Le calcul quantique tire sa force d’un objet curieux, le qubit, pour bit quantique. Là où un transistor de processeur d’ordinateur ou de téléphone peut prendre les valeurs 0 ou 1 (fermé ou ouvert), un qubit peut être à la fois 0 et 1, et même n’importe quel mélange des deux, 10 % de 1 avec 90 % de 0, ou 33 % de 1 avec 67 % de 0… Les spécialistes parlent de superposition quantique, métaphoriquement représentée par le chat de Schrödinger, à la fois mort et vivant. Cela signifie qu’un ordinateur classique à N bits ne manipule à un instant qu’une seule des 2N valeurs possibles, mais qu’un ordinateur quantique de N qubits, travaille simultanément avec les 2N valeurs possibles.

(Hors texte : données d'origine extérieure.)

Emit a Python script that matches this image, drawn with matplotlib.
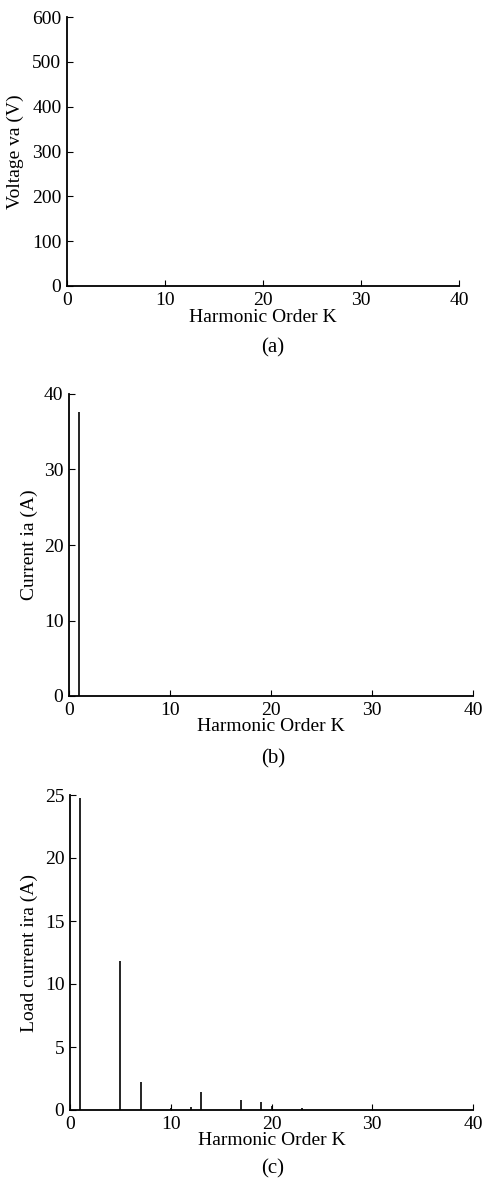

On comprend mieux le potentiel de ces machines pour résoudre un ensemble de problèmes difficiles.
Plusieurs images peuvent être mobilisées pour saisir l’avantage des superpositions. S’il s’agit de trouver le chemin de la sortie d’un labyrinthe, la méthode traditionnelle consisterait à essayer tous les chemins l’un après l’autre. En quantique, tous les chemins sont explorés en même temps par un super-état quantique, et une mesure finale sur ce qui sort permet de reconstituer le bon trajet.
« On peut aussi voir ce fonctionnement comme l’application d’opérations successives dans le temps qui permettent de faire interférer entre elles plusieurs solutions possibles d’un problème, de façon à faire “monter” les bonnes et “descendre” les mauvaises », explique Alastair Abbott, chercheur au centre Inria de l’université Grenoble-Alpes.
La recette de l’algorithme
Ces opérations, en informatique, s’appellent des portes logiques. Elles sont familières pour les ordinateurs classiques, qui rassemblent des transistors pour faire des opérations logiques et construire la recette de l’algorithme. Par exemple, si on entre 0 dans le composant, il sort 1, et si on entre 1, il sort 0.
Idem en quantique, mais les portes agissent sur des qubits. « C’est comme manipuler le rayon d’une sphère dont la pointe parcourt la surface. Les portes font tourner cette pointe… », explique Mnacho Echenim, professeur à Grenoble INP-Ensimag.
Un des plus célèbres algorithmes, dit « de Grover », permet de trouver dans un annuaire le nom d’un abonné à partir de son numéro. Pour un annuaire de N lignes, il faut en moyenne N/2 étapes par une méthode classique. En quantique, c’est racine carrée de N, qui est bien plus petit.
Ajoutons que ces algorithmes tirent aussi profit d’une autre propriété quantique, la capacité à intriquer deux qubits entre eux (ou trois, quatre…). C’est-à-dire à faire en sorte qu’il ne soit pas possible de séparer les propriétés de chaque membre. Ce phénomène, qui a valu le Nobel 2022 à trois physiciens dont le Français Alain Aspect, est déjà exploité dans des protocoles de communication (quantique) afin de garantir la sécurité de la transmission.